Two-Phase Commit Pipeline

Build an exactly-once pipeline: Kafka → Krishiv → Iceberg with two-phase commit.

The recipe that proves it works: ingest a Kafka topic, run a windowed aggregation, and write the result to Iceberg with exactly-once delivery.

Prerequisites

Kafka cluster with a topic that has multiple partitions and a stable schema.
Iceberg REST catalog (Nessie, Polaris, or Glue).
Object store for both Kafka (if not local) and Iceberg.
Build with cargo build --release --features 'kafka iceberg' -p krishiv.

Step 1 — Environment

export KRISHIV_COORDINATOR=https://coord.internal:50051
export KRISHIV_COORDINATOR_BEARER_TOKEN=...
export KRISHIV_DURABILITY_PROFILE=distributed-durable
export KRISHIV_SHUFFLE_OBJECT_STORE_URI=s3://my-bucket/shuffle/
export KRISHIV_ICEBERG_CATALOG_URI=http://catalog:8181
export KRISHIV_ICEBERG_WAREHOUSE=s3://my-bucket/warehouse/
export OTEL_EXPORTER_OTLP_ENDPOINT=http://otel-collector:4317

Step 2 — Topology

orders-topic  ──►  Kafka source  ──►  windowed aggregation  ──►  Iceberg sink (2PC)
                            │                                            │
                            └─►  checkpoint (Kafka offset)  ◄───────────┘

Step 3 — The pipeline

use krishiv_api::{Session, col, count, sum};
use krishiv_connectors::iceberg::IcebergSink;
use std::sync::Arc;

#[tokio::main]
async fn main() -> krishiv_api::Result<()> {
    // Distributed: must point at a coordinator
    let session = Session::connect("https://coord.internal:50051").await?;
    session.register_kafka_source(
        "orders",
        orders_schema(),
        "broker:9092",
        "orders",
        "krishiv-app",
    )?;

    // Build the streaming query
    let per_minute = session
        .table("orders")?
        .to_streaming()
        .with_event_time("event_time")
        .watermark("event_time", 5_000)  // 5 s allowed lateness
        .tumbling_window(60_000)         // 1-minute windows
        .agg(vec![count(col("*")), sum(col("amount"))]);

    // Two-phase commit Iceberg sink
    let sink = Arc::new(
        IcebergSink::new("http://catalog:8181", "s3://my-bucket/warehouse", "orders_per_minute")
            .with_two_phase_commit()
    );

    // Start the query
    let query = per_minute
        .write_stream()
        .output_mode(krishiv_api::OutputMode::Append)
        .trigger(krishiv_api::Trigger::ProcessingTime(5_000))
        .format("iceberg")
        .option("sink", sink)
        .option("checkpoint.location", "s3://my-bucket/ckpt/orders_per_minute/")
        .start().await?;

    // Wait for it
    query.await_termination().await?;
    Ok(())
}

Step 4 — Verify exactly-once

Push the same Kafka batch twice (replay it).
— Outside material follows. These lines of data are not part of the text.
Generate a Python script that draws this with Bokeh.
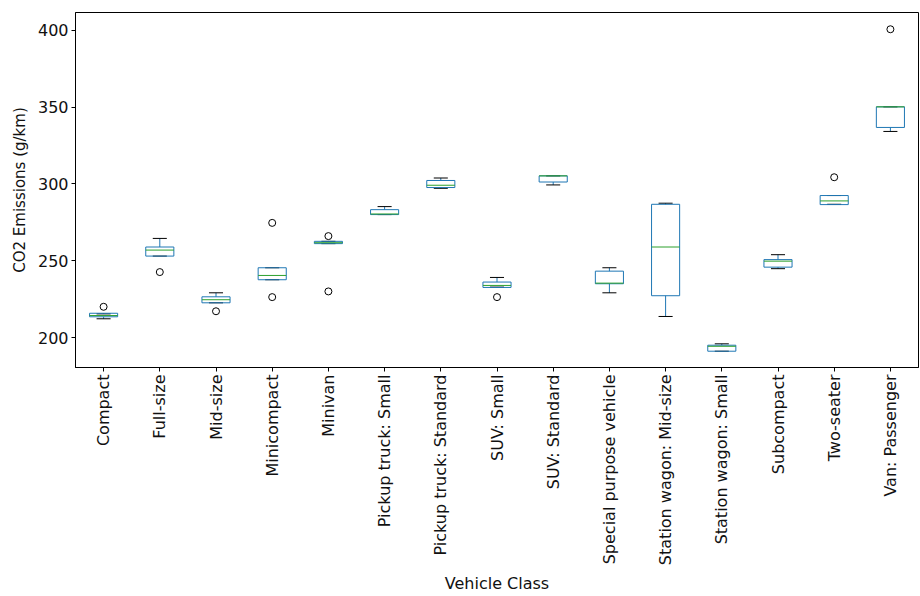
import numpy as np
from bokeh.plotting import figure
from bokeh.models import FixedTicker, ColumnDataSource, Range1d
from bokeh.embed import file_html
from bokeh.resources import INLINE

# Vehicle classes along the x axis
classes = [
    "Compact", "Full-size", "Mid-size", "Minicompact", "Minivan",
    "Pickup truck: Small", "Pickup truck: Standard", "SUV: Small",
    "SUV: Standard", "Special purpose vehicle", "Station wagon: Mid-size",
    "Station wagon: Small", "Subcompact", "Two-seater", "Van: Passenger",
]

# Box statistics per class (g/km)
whisker_lo = [212.2, 253.0, 222.6, 237.6, 261.1, 280.0, 297.1, 232.8, 299.3, 229.1, 213.7, 191.1, 244.8, 286.7, 334.1]
q1 =         [213.5, 253.0, 222.6, 237.6, 261.1, 280.0, 297.6, 232.6, 301.2, 235.0, 227.2, 191.1, 245.8, 286.5, 336.7]
median =     [214.3, 256.9, 224.6, 240.4, 261.7, 280.4, 299.1, 233.9, 305.2, 235.4, 258.9, 194.3, 249.7, 288.9, 350.1]
q3 =         [215.8, 258.9, 226.5, 245.4, 262.6, 283.2, 302.2, 236.1, 305.2, 243.2, 286.7, 195.0, 250.7, 292.4, 350.1]
whisker_hi = [215.4, 264.5, 229.1, 245.4, 262.6, 285.2, 303.8, 239.1, 305.2, 245.4, 287.4, 195.9, 253.9, 292.4, 350.1]

# Points beyond the whiskers
outlier_class = ["Compact", "Full-size", "Mid-size", "Minicompact", "Minicompact",
                 "Minivan", "Minivan", "SUV: Small", "Two-seater", "Van: Passenger"]
outlier_value = [220.0, 242.6, 217.1, 274.6, 226.3, 266.0, 230.0, 226.3, 304.3, 400.6]

y_ticks = [200, 250, 300, 350, 400]

BLUE = "#1f77b4"
GREEN = "#2ca02c"
FONT = "DejaVu Sans"

pos = np.arange(1, len(classes) + 1, dtype=float)
box_half = 0.25
cap_half = 0.125

src = ColumnDataSource(dict(
    x=pos, q1=q1, med=median, q3=q3, lo=whisker_lo, hi=whisker_hi,
    bl=pos - box_half, br=pos + box_half, cl=pos - cap_half, cr=pos + cap_half,
))
out_src = ColumnDataSource(dict(
    x=[pos[classes.index(c)] for c in outlier_class], y=outlier_value,
))

p = figure(
    frame_width=843, frame_height=355,
    x_range=Range1d(0.5, len(classes) + 0.5),
    y_range=Range1d(180.5, 411.5),
    output_backend="svg", toolbar_location=None,
    min_border_left=75, min_border_top=12, min_border_right=2, min_border_bottom=229,
)
p.background_fill_color = "white"
p.border_fill_color = "white"
p.outline_line_color = "black"
p.outline_line_width = 1
p.grid.visible = False

# whiskers
p.segment(x0="x", y0="q3", x1="x", y1="hi", source=src, line_color=BLUE, line_width=1)
p.segment(x0="x", y0="q1", x1="x", y1="lo", source=src, line_color=BLUE, line_width=1)
# caps
p.segment(x0="cl", y0="hi", x1="cr", y1="hi", source=src, line_color="black", line_width=1)
p.segment(x0="cl", y0="lo", x1="cr", y1="lo", source=src, line_color="black", line_width=1)
# boxes
p.quad(left="bl", right="br", bottom="q1", top="q3", source=src,
       fill_color=None, line_color=BLUE, line_width=1)
# medians
p.segment(x0="bl", y0="med", x1="br", y1="med", source=src, line_color=GREEN, line_width=1)
# fliers
p.scatter(x="x", y="y", source=out_src, marker="circle", size=7,
          fill_color=None, line_color="black", line_width=1)

# axes
p.xaxis.ticker = FixedTicker(ticks=list(pos))
p.xaxis.major_label_overrides = {float(v): c for v, c in zip(pos, classes)}
p.xaxis.major_label_orientation = np.pi / 2
p.yaxis.ticker = FixedTicker(ticks=y_ticks)
p.xaxis.minor_tick_line_color = None
p.yaxis.minor_tick_line_color = None

for ax in (p.xaxis, p.yaxis):
    ax.major_tick_in = 0
    ax.major_tick_out = 4
    ax.major_tick_line_color = "black"
    ax.axis_line_color = "black"
    ax.major_label_text_font = FONT
    ax.major_label_text_font_size = "16px"
    ax.major_label_text_color = "#111111"
    ax.axis_label_text_font = FONT
    ax.axis_label_text_font_size = "16px"
    ax.axis_label_text_font_style = "normal"
    ax.axis_label_text_color = "#111111"
    ax.major_label_standoff = 3

p.xaxis.axis_label = "Vehicle Class"
p.yaxis.axis_label = "CO2 Emissions (g/km)"
p.yaxis.axis_label_text_font_size = "15px"
p.xaxis.axis_label_standoff = 6
p.yaxis.axis_label_standoff = 6

open("out.html", "w").write(file_html(p, INLINE))
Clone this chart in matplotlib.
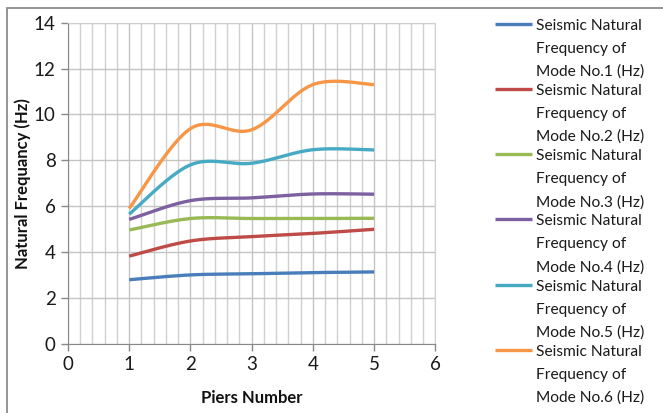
import numpy as np
import matplotlib
matplotlib.use("Agg")
import matplotlib.pyplot as plt
from matplotlib.lines import Line2D
from matplotlib.patches import Rectangle

plt.rcParams["font.family"] = ["Lato", "DejaVu Sans"]

piers = [1, 2, 3, 4, 5]
mode1 = [2.79, 3.00, 3.05, 3.10, 3.13]
mode2 = [3.82, 4.48, 4.67, 4.81, 4.99]
mode3 = [4.96, 5.46, 5.46, 5.46, 5.47]
mode4 = [5.42, 6.24, 6.36, 6.53, 6.52]
mode5 = [5.65, 7.80, 7.87, 8.46, 8.45]
mode6 = [5.90, 9.38, 9.33, 11.30, 11.30]

series = [mode1, mode2, mode3, mode4, mode5, mode6]
labels = ["Seismic Natural\nFrequency of\nMode No.%d (Hz)" % (i + 1) for i in range(6)]
colors = ["#4A7EBB", "#BE4B48", "#98B954", "#7D60A0", "#46AAC5", "#F79646"]


def smooth(x, y, n=40):
    # Excel-style smoothed line: cubic Bezier segments with Catmull-Rom controls
    x = np.asarray(x, float)
    y = np.asarray(y, float)
    px = np.concatenate([[x[0]], x, [x[-1]]])
    py = np.concatenate([[y[0]], y, [y[-1]]])
    xs, ys = [], []
    t = np.linspace(0, 1, n)
    for i in range(len(x) - 1):
        p0 = np.array([px[i + 1], py[i + 1]])
        p3 = np.array([px[i + 2], py[i + 2]])
        c1 = p0 + (np.array([px[i + 2], py[i + 2]]) - np.array([px[i], py[i]])) / 6
        c2 = p3 - (np.array([px[i + 3], py[i + 3]]) - np.array([px[i + 1], py[i + 1]])) / 6
        b = ((1 - t) ** 3)[:, None] * p0 + (3 * (1 - t) ** 2 * t)[:, None] * c1 \
            + (3 * (1 - t) * t ** 2)[:, None] * c2 + (t ** 3)[:, None] * p3
        xs.append(b[:, 0])
        ys.append(b[:, 1])
    return np.concatenate(xs), np.concatenate(ys)


fig = plt.figure(figsize=(6.63, 4.13), dpi=100)
ax = fig.add_axes([68 / 663, 1 - 343.7 / 413, (435.3 - 68) / 663, (343.7 - 22.7) / 413])

for vals, c in zip(series, colors):
    sx, sy = smooth(piers, vals)
    ax.plot(sx, sy, color=c, lw=2.4, solid_capstyle="butt", zorder=3)

ax.set_xlim(0, 6)
ax.set_ylim(0, 14)
ax.set_xticks(range(0, 7))
ax.set_yticks(range(0, 15, 2))
ax.set_xticks(np.arange(0, 6.01, 0.2), minor=True)
ax.grid(True, which="major", color="#c4c4c4", lw=1.0, zorder=0)
ax.grid(True, which="minor", axis="x", color="#d0d0d0", lw=1.0, zorder=0)
ax.tick_params(which="minor", length=0)
ax.tick_params(which="major", length=5, width=1, color="#888888",
               labelsize=13.5, labelcolor="#1a1a1a", pad=4)
for s in ["top", "right"]:
    ax.spines[s].set_color("#d0d0d0")
for s in ["left", "bottom"]:
    ax.spines[s].set_color("#888888")
ax.set_axisbelow(True)

ax.set_xlabel("Piers Number", fontsize=12, fontweight="bold", labelpad=12, color="#111111")
ax.set_ylabel("Natural Frequancy (Hz)", fontsize=12, fontweight="bold", labelpad=2, color="#111111")

# chart frame
fig.add_artist(Rectangle((7 / 663, -0.05), 1.0, 1 - 8 / 413 + 0.05, transform=fig.transFigure,
                         fill=False, edgecolor="#8c8c8c", lw=1.3))

# legend, handle next to the first line of each entry
for i, (lab, c) in enumerate(zip(labels, colors)):
    yy = 1 - (23.5 + i * 65.3) / 413
    fig.add_artist(Line2D([495 / 663, 532 / 663], [yy, yy], transform=fig.transFigure,
                          color=c, lw=2.4, solid_capstyle="butt"))
    for j, line in enumerate(lab.split("\n")):
        fig.text(536 / 663, yy - (2 + j * 23) / 413, line, fontsize=11.2, va="center",
                 ha="left", color="#1a1a1a")

fig.savefig("out.png", dpi=100)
The Iceberg table should not gain duplicate rows.
Kill the coordinator mid-pipeline (or simulate with a chaos test). The Iceberg snapshot is not renamed; on restart, the Kafka offset is not committed; the batch is replayed from the last committed checkpoint and the snapshot is committed exactly once.
Inspect the Iceberg snapshot lineage: SELECT snapshot_id, parent_snapshot_id, summary FROM orders_per_minute.snapshots;. Each commit produces a single child snapshot; no double-parent edges.